### THE TASK
Look below for the line with "Rebuild this chart" and the line with "from matplotlib.patches import Patch"; repeat exactly those two lines and all lines between them, but no pictures.

........

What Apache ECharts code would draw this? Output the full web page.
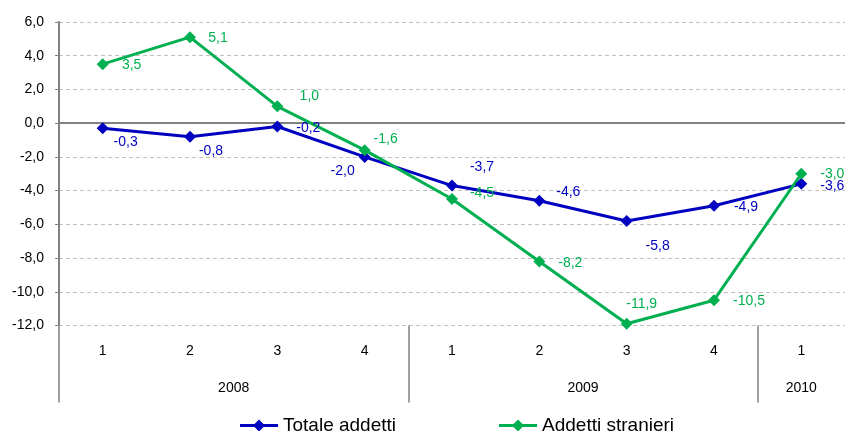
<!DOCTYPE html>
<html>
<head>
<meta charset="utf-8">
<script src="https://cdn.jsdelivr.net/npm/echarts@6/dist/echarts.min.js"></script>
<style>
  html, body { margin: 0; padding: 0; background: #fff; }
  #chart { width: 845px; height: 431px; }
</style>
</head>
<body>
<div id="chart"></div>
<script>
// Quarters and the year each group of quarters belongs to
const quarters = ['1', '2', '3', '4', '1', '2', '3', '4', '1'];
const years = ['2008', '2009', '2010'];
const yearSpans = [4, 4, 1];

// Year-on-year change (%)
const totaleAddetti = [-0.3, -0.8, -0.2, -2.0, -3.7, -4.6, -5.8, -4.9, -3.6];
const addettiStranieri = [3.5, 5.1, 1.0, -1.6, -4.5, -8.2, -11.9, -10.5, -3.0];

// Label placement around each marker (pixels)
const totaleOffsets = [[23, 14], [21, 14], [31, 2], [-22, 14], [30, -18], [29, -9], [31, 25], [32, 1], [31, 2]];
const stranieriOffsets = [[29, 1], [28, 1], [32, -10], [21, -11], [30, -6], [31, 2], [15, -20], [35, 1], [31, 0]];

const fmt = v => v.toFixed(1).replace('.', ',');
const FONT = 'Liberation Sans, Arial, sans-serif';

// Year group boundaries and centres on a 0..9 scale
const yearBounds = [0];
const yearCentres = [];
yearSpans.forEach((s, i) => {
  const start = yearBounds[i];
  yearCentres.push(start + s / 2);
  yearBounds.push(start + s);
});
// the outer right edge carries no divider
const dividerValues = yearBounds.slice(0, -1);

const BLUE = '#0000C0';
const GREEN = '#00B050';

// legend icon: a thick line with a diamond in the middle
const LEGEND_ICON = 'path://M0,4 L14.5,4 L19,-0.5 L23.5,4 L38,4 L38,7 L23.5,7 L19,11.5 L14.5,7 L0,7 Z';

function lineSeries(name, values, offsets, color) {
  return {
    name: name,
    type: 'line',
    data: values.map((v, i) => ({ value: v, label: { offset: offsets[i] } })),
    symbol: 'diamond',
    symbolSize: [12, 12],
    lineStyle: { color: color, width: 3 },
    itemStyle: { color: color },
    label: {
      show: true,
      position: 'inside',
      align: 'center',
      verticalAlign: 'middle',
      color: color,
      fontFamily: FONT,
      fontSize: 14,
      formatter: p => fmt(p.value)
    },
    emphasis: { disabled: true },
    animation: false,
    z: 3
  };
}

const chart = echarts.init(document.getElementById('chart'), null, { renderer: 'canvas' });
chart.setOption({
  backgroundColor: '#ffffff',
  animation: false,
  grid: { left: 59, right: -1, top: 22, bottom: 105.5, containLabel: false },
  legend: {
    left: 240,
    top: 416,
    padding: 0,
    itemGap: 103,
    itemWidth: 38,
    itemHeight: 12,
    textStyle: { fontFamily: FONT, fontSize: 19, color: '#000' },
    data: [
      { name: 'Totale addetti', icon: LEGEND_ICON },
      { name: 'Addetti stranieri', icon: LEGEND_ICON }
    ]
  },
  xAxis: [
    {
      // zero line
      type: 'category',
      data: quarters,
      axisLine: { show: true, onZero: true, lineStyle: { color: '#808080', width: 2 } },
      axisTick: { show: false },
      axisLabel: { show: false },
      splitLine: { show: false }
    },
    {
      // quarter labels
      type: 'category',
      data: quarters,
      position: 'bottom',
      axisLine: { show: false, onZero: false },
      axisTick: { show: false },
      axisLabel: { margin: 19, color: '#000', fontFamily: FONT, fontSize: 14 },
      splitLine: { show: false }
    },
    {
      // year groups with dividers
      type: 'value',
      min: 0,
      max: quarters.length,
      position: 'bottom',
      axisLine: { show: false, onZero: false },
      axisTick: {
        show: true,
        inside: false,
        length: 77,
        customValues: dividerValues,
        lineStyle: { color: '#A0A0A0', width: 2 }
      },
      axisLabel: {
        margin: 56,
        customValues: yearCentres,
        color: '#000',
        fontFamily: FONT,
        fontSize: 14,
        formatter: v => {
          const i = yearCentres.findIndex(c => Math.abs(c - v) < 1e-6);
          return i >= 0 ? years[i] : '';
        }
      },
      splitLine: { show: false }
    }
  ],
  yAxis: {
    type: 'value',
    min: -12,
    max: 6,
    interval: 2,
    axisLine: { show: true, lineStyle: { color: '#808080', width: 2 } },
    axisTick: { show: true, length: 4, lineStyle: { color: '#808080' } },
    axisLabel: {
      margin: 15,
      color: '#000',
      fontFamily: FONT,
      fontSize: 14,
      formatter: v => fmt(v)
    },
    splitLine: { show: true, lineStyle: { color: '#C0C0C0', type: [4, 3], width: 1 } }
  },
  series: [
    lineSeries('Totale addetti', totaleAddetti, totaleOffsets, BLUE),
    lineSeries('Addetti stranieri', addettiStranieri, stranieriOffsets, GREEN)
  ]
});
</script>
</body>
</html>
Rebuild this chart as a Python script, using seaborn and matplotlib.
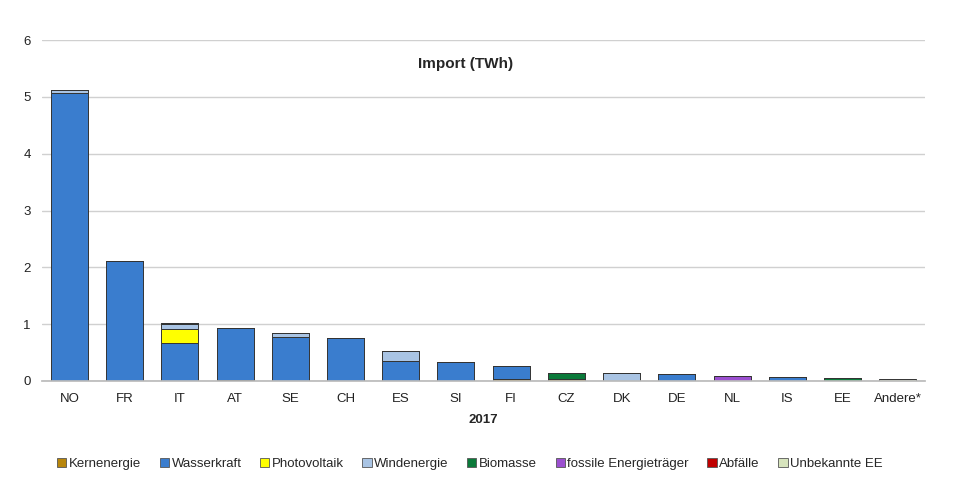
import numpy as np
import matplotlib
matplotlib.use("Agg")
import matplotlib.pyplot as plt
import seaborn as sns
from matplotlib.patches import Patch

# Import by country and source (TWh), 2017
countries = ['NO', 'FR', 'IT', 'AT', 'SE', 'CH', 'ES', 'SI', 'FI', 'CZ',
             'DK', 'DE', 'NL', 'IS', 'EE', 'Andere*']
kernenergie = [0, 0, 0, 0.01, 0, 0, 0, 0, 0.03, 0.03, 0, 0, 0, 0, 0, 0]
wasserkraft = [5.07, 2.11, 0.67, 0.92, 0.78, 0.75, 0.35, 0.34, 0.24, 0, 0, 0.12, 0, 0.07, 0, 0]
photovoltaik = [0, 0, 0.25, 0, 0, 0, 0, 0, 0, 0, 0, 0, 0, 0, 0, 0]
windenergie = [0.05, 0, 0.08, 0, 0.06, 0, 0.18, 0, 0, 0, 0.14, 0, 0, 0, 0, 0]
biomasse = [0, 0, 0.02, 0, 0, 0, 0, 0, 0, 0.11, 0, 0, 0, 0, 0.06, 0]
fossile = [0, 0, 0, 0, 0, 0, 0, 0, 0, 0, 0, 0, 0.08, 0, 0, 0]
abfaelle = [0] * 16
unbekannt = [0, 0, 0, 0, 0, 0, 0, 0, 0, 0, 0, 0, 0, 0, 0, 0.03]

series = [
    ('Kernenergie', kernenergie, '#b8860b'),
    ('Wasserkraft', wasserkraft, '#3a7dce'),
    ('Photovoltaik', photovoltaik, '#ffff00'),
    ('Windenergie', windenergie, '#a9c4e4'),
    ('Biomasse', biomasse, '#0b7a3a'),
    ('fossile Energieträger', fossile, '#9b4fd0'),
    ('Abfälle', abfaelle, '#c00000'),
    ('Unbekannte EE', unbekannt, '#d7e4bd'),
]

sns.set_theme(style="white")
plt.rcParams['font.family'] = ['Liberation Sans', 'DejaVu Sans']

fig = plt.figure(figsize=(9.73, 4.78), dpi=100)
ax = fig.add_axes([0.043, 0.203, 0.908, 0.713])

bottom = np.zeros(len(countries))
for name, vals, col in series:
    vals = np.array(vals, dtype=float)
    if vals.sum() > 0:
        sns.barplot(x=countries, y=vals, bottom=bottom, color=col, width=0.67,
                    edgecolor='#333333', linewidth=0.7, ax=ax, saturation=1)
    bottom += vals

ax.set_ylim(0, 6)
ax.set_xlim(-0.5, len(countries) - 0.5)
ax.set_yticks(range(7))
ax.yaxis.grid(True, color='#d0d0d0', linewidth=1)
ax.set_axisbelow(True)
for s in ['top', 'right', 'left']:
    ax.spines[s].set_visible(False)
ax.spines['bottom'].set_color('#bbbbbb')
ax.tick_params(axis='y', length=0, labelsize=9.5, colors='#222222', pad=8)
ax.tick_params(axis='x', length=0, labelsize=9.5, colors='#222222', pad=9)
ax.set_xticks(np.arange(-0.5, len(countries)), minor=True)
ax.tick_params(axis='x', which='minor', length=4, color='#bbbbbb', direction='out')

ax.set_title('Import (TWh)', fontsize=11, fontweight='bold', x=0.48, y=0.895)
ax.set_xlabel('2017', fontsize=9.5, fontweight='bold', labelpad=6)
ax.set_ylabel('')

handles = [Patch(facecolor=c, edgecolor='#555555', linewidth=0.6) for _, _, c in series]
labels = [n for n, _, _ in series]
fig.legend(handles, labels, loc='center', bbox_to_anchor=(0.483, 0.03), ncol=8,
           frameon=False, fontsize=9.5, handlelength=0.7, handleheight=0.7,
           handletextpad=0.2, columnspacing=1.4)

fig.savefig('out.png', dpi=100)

........

### SOLUTION FOR THIS TASK
Rebuild this chart as a Python script, using seaborn and matplotlib.
import numpy as np
import matplotlib
matplotlib.use("Agg")
import matplotlib.pyplot as plt
import seaborn as sns
from matplotlib.patches import Patch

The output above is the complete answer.